Complex Concepts Simplified

  • Preliminary Injunction – A temporary court order preventing a party from acting (or requiring action) during litigation to preserve the status quo.
  • Appeal vs. Certiorari – An appeal is a statutory right to higher-court review; certiorari is a discretionary writ the Supreme Court may grant to review certain non-final orders.
  • Res Judicata / Claim Preclusion – A doctrine that bars re-litigation of claims or issues that were, or could have been, raised in a prior action between the same parties that ended in a final judgment.
  • Jurisdiction Transfer – When an appeal is docketed, the trial court’s authority to take further action on the merits generally ends; only the appellate court may act until remand.
  • Adverse Possession – Gaining legal title to property by openly, continuously, and hostilely possessing it for the statutory period (typically 10 years in Rhode Island).

Conclusion

The Supreme Court’s opinion in Runey v.
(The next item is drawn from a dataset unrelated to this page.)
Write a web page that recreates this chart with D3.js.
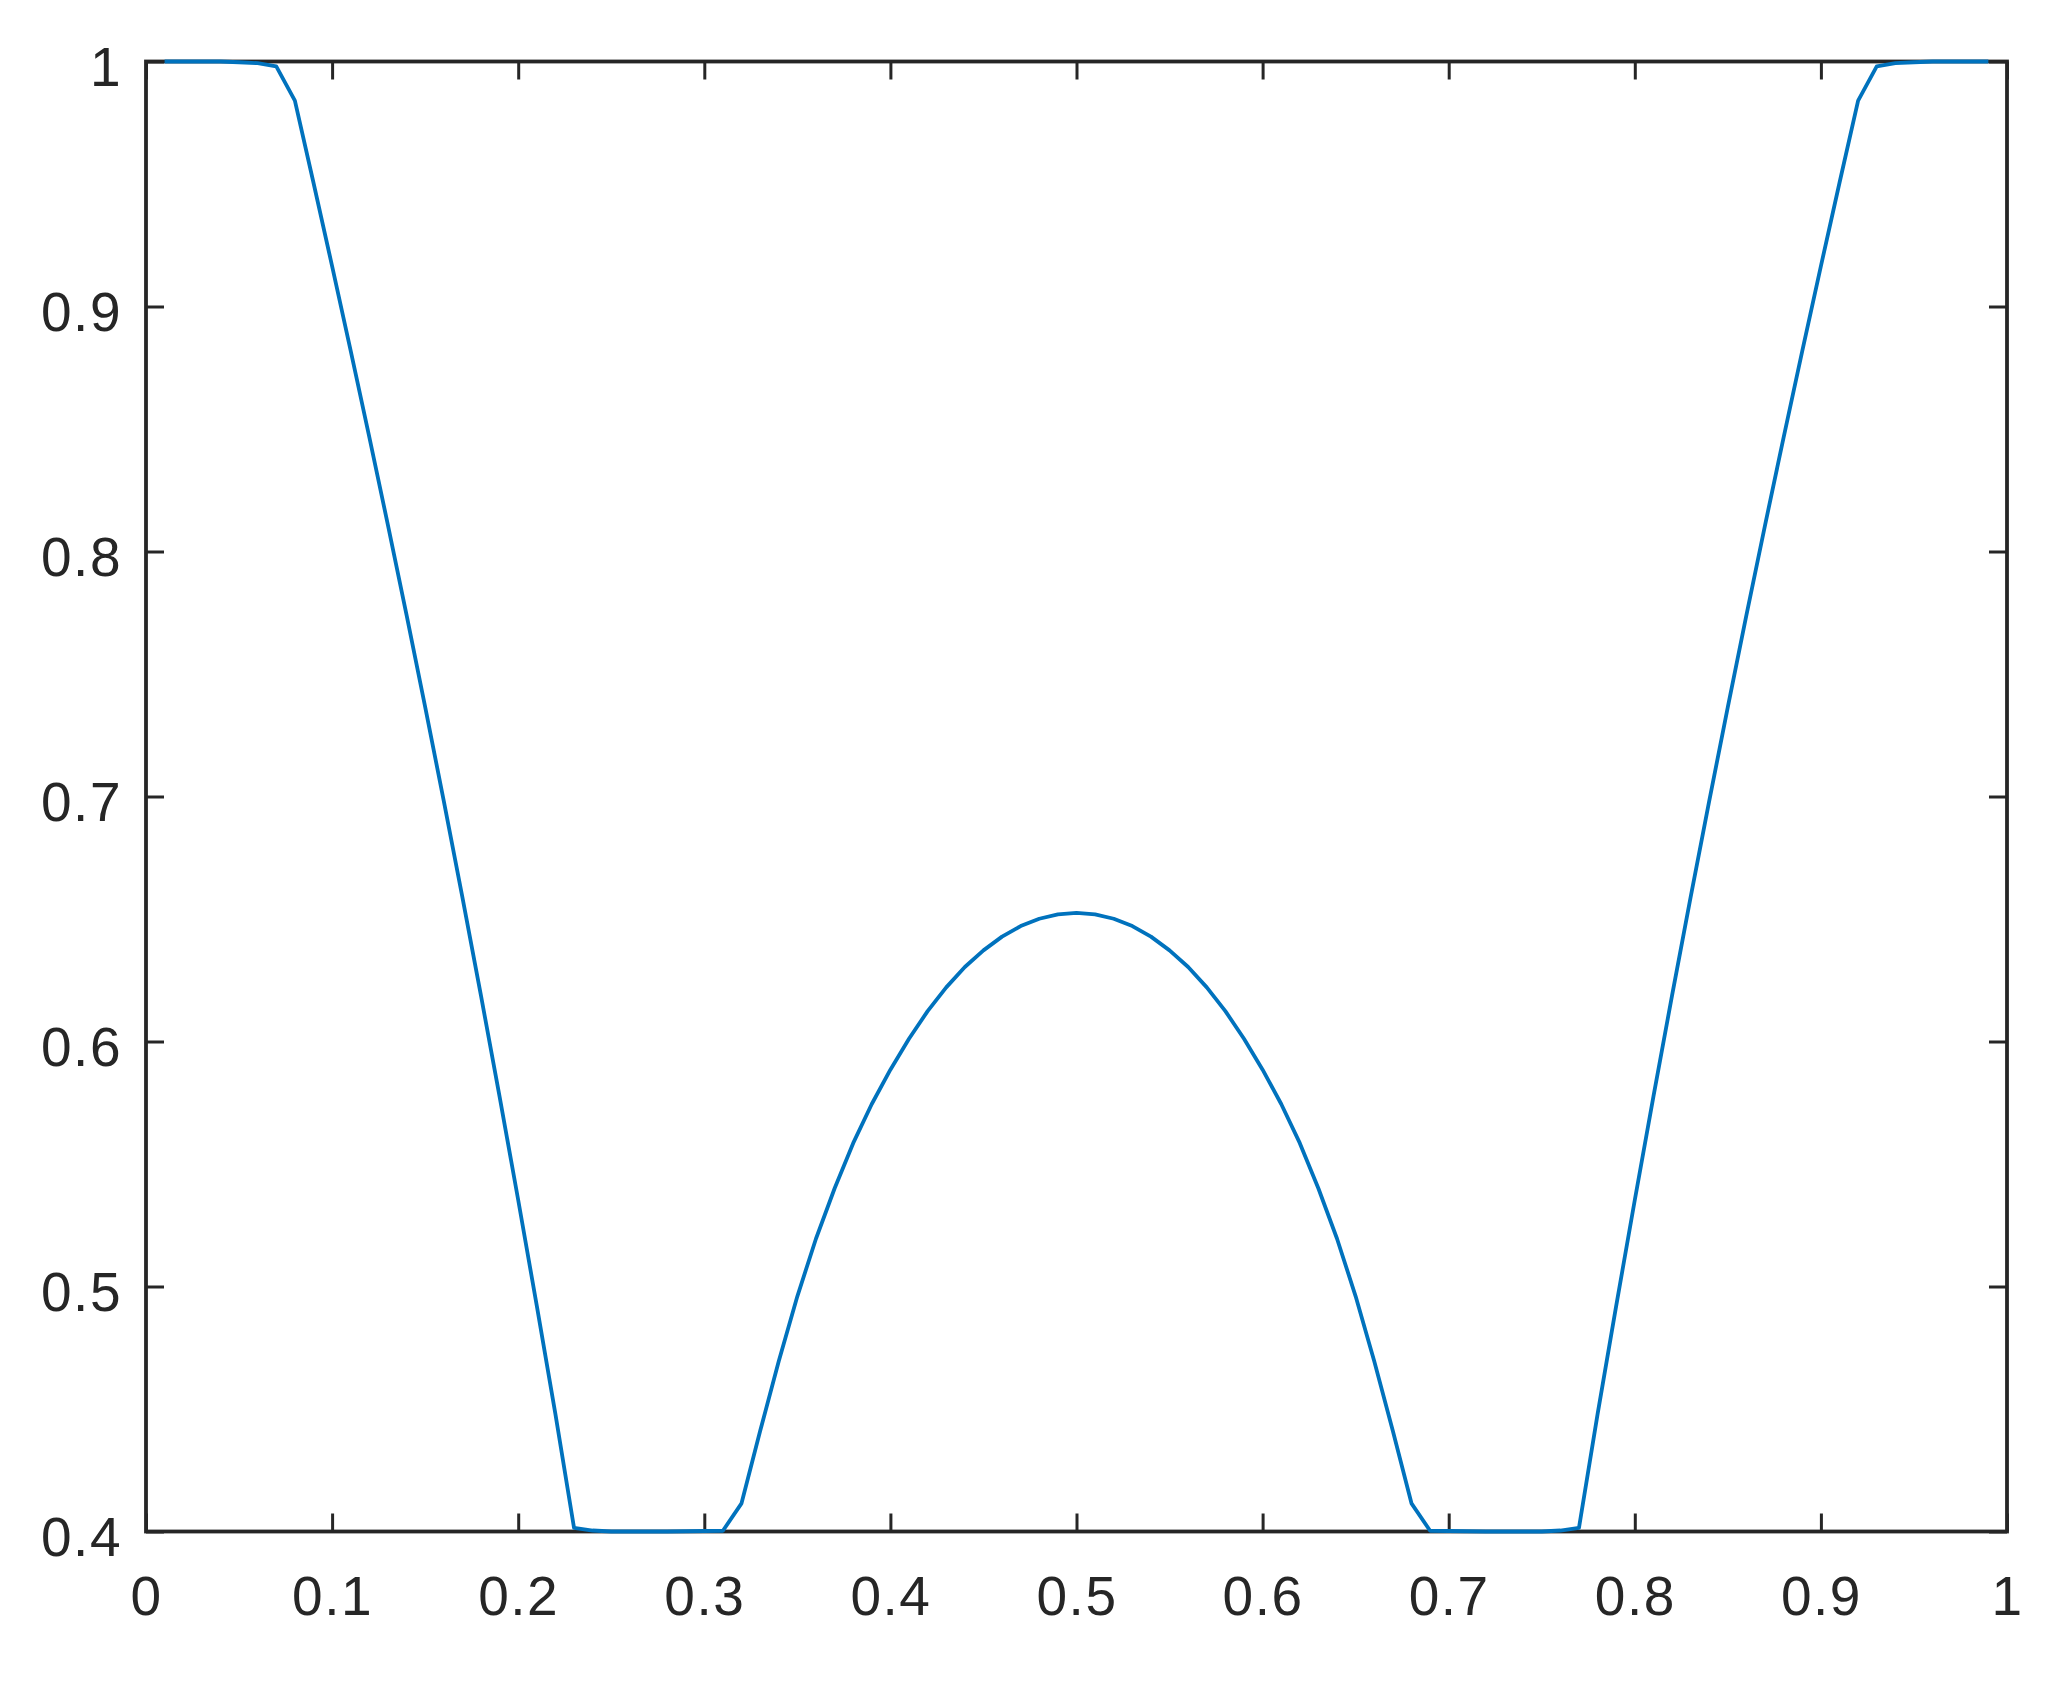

Faring delivers two critical messages. First, procedural rigor matters: parties must use common-law certiorari—not direct appeal—to challenge the denial of a preliminary injunction. Second, the finality of judgments is sacrosanct; once a title dispute is resolved and unappealed, subsequent judges cannot re-litigate ownership because they “disagree.” Together, these holdings reinforce appellate-procedure orthodoxy and the stability of final judgments, ensuring predictability in Rhode Island’s civil litigation landscape.